The story of Marcus Regulus became legendary precisely because it represented an ideal that even Romans found almost impossible to believe. For centuries afterward, Roman parents told their children about the general who kept his promise to his enemies. Poets wrote epic verses about his sacrifice. Philosophers debated whether his choice represented the highest virtue or mere stubborn pride.
Perhaps most remarkably, Regulus's sacrifice worked exactly as he intended. The Senate followed his advice, rejected Carthage's peace terms, and ultimately won the First Punic War.
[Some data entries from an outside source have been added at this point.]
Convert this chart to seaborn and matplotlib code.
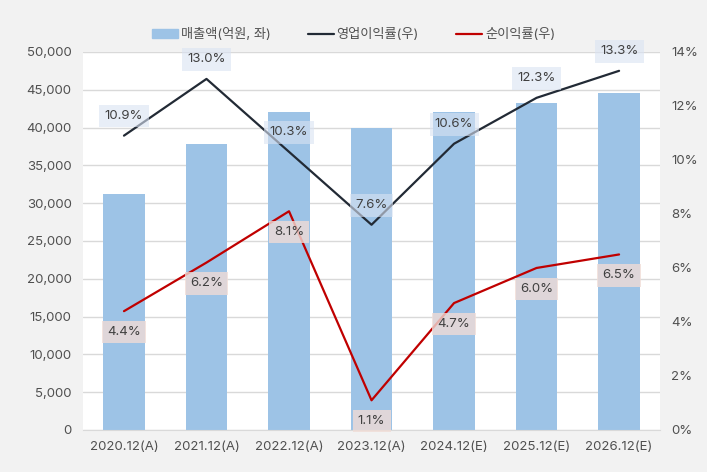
import matplotlib.pyplot as plt
import matplotlib.ticker as mticker
from matplotlib.patches import Patch
from matplotlib.lines import Line2D
import pandas as pd
import seaborn as sns

periods = ['2020.12(A)', '2021.12(A)', '2022.12(A)', '2023.12(A)',
           '2024.12(E)', '2025.12(E)', '2026.12(E)']
sales = [31200, 37800, 42100, 40000, 42100, 43300, 44600]
op_margin = [10.9, 13.0, 10.3, 7.6, 10.6, 12.3, 13.3]
net_margin = [4.4, 6.2, 8.1, 1.1, 4.7, 6.0, 6.5]

df = pd.DataFrame({'period': periods, 'sales': sales,
                   'op': op_margin, 'net': net_margin})
df['pos'] = range(len(df))

sns.set_style('white')
plt.rcParams['font.family'] = ['Inter', 'Noto Sans CJK KR', 'DejaVu Sans']

bar_color = '#9dc3e6'
op_color = '#222a35'
net_color = '#c00000'
text_color = '#505050'

fig = plt.figure(figsize=(7.07, 4.72), dpi=100, facecolor='#f2f2f2')
ax = fig.add_axes([0.117, 0.089, 0.817, 0.801])
ax.set_facecolor('white')

sns.barplot(data=df, x='period', y='sales', color=bar_color, width=0.5,
            saturation=1, linewidth=0, ax=ax, zorder=2)
ax.set_ylim(0, 50000)
ax.set_xlim(-0.5, len(df) - 0.5)
ax.yaxis.set_major_locator(mticker.MultipleLocator(5000))
ax.yaxis.set_major_formatter(mticker.StrMethodFormatter('{x:,.0f}'))
ax.grid(axis='y', color='#d9d9d9', linewidth=1, zorder=0)
ax.set_axisbelow(True)
ax.set_xlabel('')
ax.set_ylabel('')
for s in ['left', 'right', 'top']:
    ax.spines[s].set_visible(False)
ax.spines['bottom'].set_color('#d9d9d9')
ax.tick_params(axis='both', length=0, labelsize=9.5, colors=text_color, pad=8)

ax2 = ax.twinx()
sns.lineplot(data=df, x='pos', y='op', color=op_color, linewidth=1.6, ax=ax2)
sns.lineplot(data=df, x='pos', y='net', color=net_color, linewidth=1.6, ax=ax2)
ax2.set_ylim(0, 14)
ax2.set_xlim(-0.5, len(df) - 0.5)
ax2.yaxis.set_major_locator(mticker.MultipleLocator(2))
ax2.yaxis.set_major_formatter(mticker.FuncFormatter(lambda v, p: f'{v:.0f}%'))
ax2.set_xlabel('')
ax2.set_ylabel('')
for s in ['left', 'right', 'top', 'bottom']:
    ax2.spines[s].set_visible(False)
ax2.tick_params(axis='y', length=0, labelsize=9.5, colors=text_color, pad=8)

for x, v in zip(df['pos'], df['op']):
    ax2.annotate(f'{v:.1f}%', (x, v), xytext=(0, 14), textcoords='offset points',
                 ha='center', va='center', fontsize=9.5, color='#404040',
                 bbox=dict(boxstyle='square,pad=0.4', fc='#dae3f3', ec='none', alpha=0.6))
for x, v in zip(df['pos'], df['net']):
    ax2.annotate(f'{v:.1f}%', (x, v), xytext=(0, -15), textcoords='offset points',
                 ha='center', va='center', fontsize=9.5, color='#404040',
                 bbox=dict(boxstyle='square,pad=0.4', fc='#f0dcd6', ec='none', alpha=0.8))

handles = [Patch(color=bar_color),
           Line2D([0], [0], color=op_color, linewidth=1.6),
           Line2D([0], [0], color=net_color, linewidth=1.6)]
labels = ['매출액(억원, 좌)', '영업이익률(우)', '순이익률(우)']
fig.legend(handles, labels, loc='center', bbox_to_anchor=(0.5, 0.926), ncol=3,
           frameon=False, fontsize=9.5, handlelength=2.0, columnspacing=2.8,
           handletextpad=0.2, labelcolor=text_color)

fig.savefig('out.png', dpi=100, facecolor=fig.get_facecolor())
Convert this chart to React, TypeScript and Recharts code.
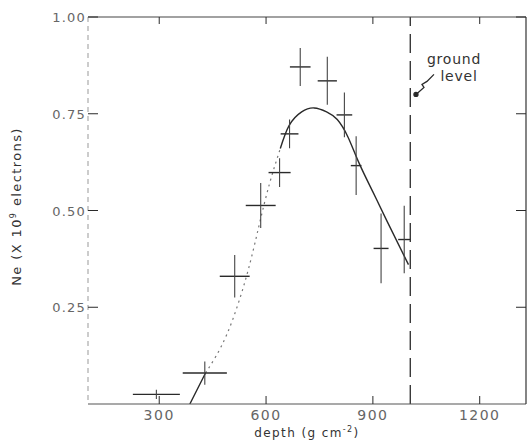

Rome emerged as the dominant power in the Western Mediterranean, setting the stage for an empire that would last another 500 years.
In our modern world of broken promises and abandoned principles, Marcus Regulus stands as either an inspiring example or a cautionary tale—depending on your perspective. He reminds us that some people throughout history have valued their word more than their lives, and that such choices, however incomprehensible they might seem to us today, have shaped the course of human civilization in ways we're still discovering.
The next time someone tells you that honor is just an outdated concept, remember the Roman general who walked voluntarily to his death rather than break a promise to his enemies. Whether that makes him humanity's greatest hero or greatest fool might depend on what kind of world you want to live in.